Pero Platón no siempre fue socrático. En su último diálogo, Leyes, el esquema intelectualista que se sostiene desde el Protágoras hasta República es revisado conforme un cambio profundo de la antropología subyacente: el ser humano de Leyes sí puede obrar contra lo que su racionalidad considera lo mejor (en principio para él mismo), dado que su naturaleza es intrínsecamente débil. El querer del homo socraticus era eminentemente fuerte, pues, como ya he dicho, todas las decisiones estaban encadenadas a lo que tal querer determina conforme lo que el agente considera el mejor curso de acción (en principio, para sí mismo); el error no se explica por debilidad volitiva, sino por ignorancia intelectual. En Leyes, en cambio, la naturaleza humana ya no es fuerte, sino débil: aun sabiendo que determinado curso de acción no es el mejor, un ser humano puede realizarlo, vencido por sus emociones irracionales.

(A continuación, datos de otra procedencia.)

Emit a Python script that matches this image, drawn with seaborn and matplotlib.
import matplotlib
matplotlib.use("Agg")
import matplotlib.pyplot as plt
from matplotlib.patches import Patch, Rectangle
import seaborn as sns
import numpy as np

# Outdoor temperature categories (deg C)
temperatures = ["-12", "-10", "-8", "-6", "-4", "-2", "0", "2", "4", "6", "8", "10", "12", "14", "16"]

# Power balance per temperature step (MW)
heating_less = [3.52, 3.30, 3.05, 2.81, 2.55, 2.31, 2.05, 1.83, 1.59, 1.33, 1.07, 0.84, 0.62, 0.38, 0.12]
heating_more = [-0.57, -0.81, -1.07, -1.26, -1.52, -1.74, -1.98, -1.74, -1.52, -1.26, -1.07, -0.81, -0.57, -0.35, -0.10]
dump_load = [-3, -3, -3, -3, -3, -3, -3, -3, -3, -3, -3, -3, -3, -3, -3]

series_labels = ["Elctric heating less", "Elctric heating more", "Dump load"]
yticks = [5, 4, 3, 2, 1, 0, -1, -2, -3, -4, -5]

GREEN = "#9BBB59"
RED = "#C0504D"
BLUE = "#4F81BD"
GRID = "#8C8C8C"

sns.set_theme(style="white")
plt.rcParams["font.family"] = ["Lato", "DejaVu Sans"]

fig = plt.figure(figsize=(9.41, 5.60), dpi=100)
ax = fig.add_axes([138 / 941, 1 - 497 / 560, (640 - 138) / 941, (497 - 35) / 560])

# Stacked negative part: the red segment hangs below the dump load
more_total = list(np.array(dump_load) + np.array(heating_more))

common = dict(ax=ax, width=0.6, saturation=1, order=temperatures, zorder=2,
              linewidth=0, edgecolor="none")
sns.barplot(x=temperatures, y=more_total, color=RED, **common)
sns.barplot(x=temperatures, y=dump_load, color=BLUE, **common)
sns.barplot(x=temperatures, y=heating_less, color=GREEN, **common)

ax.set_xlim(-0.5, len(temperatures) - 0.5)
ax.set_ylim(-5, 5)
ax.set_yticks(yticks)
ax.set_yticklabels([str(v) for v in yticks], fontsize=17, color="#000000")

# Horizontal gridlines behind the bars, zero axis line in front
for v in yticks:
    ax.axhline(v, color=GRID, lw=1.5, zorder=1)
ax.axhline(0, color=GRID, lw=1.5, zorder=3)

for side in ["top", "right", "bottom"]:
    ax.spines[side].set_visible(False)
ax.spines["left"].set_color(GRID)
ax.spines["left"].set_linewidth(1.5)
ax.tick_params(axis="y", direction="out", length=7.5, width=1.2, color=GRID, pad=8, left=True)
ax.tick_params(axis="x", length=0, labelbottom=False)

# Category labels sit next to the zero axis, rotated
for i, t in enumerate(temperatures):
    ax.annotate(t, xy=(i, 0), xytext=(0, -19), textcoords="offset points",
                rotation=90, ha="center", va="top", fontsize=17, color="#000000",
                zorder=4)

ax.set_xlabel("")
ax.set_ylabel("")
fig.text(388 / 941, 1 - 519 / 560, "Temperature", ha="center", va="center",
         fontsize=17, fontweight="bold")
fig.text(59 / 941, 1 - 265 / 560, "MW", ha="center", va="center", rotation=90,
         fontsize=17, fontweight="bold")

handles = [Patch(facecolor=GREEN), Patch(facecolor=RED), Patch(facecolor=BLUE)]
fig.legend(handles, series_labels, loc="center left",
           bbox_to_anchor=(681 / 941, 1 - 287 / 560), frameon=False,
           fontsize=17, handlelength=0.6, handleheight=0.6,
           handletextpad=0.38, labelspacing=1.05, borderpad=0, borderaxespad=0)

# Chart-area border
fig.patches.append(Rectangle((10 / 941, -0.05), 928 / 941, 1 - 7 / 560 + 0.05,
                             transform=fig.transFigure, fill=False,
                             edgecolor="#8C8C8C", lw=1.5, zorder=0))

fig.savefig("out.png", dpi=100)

De este modo, en Leyes se cierra la parábola que, en el recorrido propuesto en el presente libro, comenzó en la absoluta exterioridad de los dioses en tanto primera causa del viaje de Helena a Troya en el Encomio de Helena gorgiano, hasta una interioridad compleja y conflictiva, cuya independencia del agente es tal que lo lleva, incluso, a obrar en contra de sí mismo.